# Start of Dataset extract
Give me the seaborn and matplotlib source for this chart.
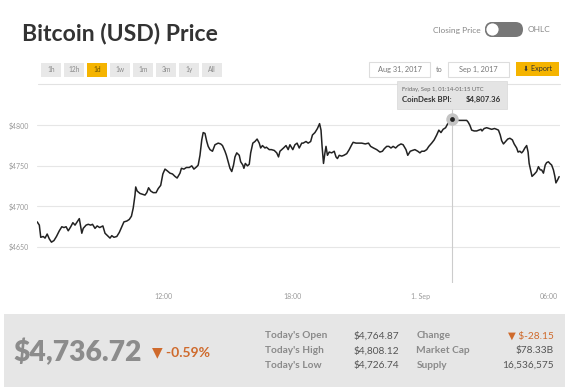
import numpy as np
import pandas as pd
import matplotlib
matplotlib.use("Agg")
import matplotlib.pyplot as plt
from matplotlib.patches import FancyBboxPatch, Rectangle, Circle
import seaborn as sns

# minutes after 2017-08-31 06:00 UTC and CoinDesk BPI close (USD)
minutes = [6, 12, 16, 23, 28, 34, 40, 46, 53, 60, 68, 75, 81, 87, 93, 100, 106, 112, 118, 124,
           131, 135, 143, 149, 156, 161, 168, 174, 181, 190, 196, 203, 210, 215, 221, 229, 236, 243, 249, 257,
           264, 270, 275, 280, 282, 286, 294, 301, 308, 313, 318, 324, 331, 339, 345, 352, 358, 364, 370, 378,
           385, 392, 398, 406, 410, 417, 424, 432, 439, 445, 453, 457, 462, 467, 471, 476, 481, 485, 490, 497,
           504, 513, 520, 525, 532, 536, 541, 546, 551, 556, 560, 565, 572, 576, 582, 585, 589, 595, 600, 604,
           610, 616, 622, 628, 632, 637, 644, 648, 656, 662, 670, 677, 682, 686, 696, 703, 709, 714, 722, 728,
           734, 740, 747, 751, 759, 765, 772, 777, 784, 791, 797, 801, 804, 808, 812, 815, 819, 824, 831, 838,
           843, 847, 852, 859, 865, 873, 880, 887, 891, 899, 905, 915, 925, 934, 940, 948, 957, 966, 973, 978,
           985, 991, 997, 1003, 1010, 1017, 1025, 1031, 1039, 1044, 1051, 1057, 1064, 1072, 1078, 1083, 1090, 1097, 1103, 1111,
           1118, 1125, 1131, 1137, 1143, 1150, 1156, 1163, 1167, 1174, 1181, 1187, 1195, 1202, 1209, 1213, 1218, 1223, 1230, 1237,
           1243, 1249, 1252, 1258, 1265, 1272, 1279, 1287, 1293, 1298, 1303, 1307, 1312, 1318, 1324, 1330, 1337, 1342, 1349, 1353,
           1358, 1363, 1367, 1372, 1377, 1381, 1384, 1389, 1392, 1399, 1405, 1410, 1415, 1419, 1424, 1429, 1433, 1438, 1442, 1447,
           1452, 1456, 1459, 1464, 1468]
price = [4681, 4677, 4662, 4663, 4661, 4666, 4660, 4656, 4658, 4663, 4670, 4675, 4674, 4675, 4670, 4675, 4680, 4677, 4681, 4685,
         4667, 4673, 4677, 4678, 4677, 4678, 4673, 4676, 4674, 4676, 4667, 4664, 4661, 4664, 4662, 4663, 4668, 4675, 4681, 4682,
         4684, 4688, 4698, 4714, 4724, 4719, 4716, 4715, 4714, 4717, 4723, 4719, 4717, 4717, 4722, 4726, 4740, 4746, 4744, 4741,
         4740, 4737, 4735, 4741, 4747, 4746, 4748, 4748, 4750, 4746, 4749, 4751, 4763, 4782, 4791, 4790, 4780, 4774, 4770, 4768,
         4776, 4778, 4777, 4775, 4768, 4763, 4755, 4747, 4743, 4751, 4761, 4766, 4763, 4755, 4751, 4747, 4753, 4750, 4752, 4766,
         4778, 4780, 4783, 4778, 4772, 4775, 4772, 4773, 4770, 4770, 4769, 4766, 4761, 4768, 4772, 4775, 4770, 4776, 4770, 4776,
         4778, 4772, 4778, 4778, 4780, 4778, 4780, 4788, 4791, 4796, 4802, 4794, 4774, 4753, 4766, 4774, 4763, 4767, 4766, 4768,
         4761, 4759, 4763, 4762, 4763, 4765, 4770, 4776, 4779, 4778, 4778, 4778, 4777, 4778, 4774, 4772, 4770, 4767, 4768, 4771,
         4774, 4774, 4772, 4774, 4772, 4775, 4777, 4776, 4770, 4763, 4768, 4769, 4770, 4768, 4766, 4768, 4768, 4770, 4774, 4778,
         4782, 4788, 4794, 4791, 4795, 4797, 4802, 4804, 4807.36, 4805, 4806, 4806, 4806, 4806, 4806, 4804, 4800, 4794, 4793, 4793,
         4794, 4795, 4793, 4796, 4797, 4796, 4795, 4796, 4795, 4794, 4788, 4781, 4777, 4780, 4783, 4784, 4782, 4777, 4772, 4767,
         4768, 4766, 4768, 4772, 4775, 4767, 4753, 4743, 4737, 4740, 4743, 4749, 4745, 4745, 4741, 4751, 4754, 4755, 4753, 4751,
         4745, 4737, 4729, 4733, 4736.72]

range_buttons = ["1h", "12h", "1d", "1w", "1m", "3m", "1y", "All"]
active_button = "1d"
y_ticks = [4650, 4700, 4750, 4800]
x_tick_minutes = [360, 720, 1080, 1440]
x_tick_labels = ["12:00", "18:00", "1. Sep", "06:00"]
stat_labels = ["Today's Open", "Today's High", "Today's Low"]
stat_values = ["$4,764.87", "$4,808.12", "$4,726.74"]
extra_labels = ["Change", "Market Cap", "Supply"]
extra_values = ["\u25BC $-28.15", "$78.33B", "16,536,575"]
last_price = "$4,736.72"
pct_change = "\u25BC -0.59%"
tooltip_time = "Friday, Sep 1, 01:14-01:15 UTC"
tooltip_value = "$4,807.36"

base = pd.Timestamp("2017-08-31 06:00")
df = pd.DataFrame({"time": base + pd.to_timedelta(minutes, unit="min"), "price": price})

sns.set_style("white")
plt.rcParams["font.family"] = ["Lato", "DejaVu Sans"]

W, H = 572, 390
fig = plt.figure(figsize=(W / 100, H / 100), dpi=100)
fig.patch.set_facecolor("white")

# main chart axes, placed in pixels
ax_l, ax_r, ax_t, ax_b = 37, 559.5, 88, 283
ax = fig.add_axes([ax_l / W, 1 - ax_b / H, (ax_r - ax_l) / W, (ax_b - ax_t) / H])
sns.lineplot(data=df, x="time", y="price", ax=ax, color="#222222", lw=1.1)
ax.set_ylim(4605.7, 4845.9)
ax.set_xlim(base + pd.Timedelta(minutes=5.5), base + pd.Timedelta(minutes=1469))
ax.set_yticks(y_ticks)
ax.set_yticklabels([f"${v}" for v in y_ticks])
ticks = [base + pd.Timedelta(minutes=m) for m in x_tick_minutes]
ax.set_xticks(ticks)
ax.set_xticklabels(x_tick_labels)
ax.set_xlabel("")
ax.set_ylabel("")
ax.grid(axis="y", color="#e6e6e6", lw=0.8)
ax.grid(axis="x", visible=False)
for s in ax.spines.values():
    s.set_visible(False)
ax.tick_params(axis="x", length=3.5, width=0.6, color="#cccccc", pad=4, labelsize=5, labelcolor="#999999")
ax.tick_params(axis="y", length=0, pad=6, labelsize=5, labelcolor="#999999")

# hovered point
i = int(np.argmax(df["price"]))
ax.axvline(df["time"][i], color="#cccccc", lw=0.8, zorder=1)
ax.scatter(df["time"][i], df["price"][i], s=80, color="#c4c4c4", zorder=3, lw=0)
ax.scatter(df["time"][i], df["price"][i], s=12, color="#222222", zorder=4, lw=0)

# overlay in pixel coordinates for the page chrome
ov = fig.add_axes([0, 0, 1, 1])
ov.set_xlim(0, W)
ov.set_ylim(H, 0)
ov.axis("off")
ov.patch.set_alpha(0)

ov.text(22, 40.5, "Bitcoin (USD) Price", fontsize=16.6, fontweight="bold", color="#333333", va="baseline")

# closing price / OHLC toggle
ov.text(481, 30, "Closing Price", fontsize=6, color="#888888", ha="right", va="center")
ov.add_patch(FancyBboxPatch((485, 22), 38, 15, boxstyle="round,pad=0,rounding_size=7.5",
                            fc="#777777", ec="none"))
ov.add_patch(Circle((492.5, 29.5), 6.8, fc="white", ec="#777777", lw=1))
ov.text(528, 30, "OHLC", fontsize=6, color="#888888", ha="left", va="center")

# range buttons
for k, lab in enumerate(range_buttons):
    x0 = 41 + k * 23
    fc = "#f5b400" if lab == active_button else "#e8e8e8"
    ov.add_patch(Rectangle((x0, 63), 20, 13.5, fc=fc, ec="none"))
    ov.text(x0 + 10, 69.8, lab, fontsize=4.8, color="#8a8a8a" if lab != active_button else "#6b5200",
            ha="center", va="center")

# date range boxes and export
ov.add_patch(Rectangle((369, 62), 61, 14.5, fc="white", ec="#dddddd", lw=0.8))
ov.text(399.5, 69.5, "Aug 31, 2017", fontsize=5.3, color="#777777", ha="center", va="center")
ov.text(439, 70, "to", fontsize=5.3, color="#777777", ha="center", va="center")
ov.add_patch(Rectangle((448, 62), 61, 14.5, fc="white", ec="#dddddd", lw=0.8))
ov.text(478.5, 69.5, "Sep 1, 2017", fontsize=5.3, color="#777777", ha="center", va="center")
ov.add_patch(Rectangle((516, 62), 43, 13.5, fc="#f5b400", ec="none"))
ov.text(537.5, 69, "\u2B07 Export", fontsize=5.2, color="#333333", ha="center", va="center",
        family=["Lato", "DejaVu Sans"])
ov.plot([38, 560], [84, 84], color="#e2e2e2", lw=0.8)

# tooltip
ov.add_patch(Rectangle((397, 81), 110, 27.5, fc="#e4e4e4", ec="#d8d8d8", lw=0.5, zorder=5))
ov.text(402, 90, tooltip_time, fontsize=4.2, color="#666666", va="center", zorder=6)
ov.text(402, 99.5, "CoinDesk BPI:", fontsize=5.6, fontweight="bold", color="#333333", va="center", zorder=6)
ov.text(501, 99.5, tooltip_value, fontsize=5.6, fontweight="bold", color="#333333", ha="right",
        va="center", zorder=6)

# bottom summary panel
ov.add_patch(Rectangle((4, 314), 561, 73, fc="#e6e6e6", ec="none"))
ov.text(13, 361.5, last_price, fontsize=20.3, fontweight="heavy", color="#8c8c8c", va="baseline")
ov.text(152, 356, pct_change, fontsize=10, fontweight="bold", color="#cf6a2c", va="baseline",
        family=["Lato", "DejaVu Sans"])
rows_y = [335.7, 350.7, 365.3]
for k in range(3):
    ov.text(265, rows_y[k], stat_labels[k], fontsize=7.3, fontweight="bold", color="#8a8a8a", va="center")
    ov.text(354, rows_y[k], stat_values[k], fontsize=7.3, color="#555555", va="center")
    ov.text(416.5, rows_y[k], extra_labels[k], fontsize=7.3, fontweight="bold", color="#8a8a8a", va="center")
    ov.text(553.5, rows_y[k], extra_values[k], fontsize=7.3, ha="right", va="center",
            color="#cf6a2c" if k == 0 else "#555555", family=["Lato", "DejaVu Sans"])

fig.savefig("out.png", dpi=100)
# End of Dataset extract
Problem — The lines from the top of the data above through the one holding "import seaborn as sns" are to be repeated exactly, and only those, with no pictures.

Problem solution —
Give me the seaborn and matplotlib source for this chart.
import numpy as np
import pandas as pd
import matplotlib
matplotlib.use("Agg")
import matplotlib.pyplot as plt
from matplotlib.patches import FancyBboxPatch, Rectangle, Circle
import seaborn as sns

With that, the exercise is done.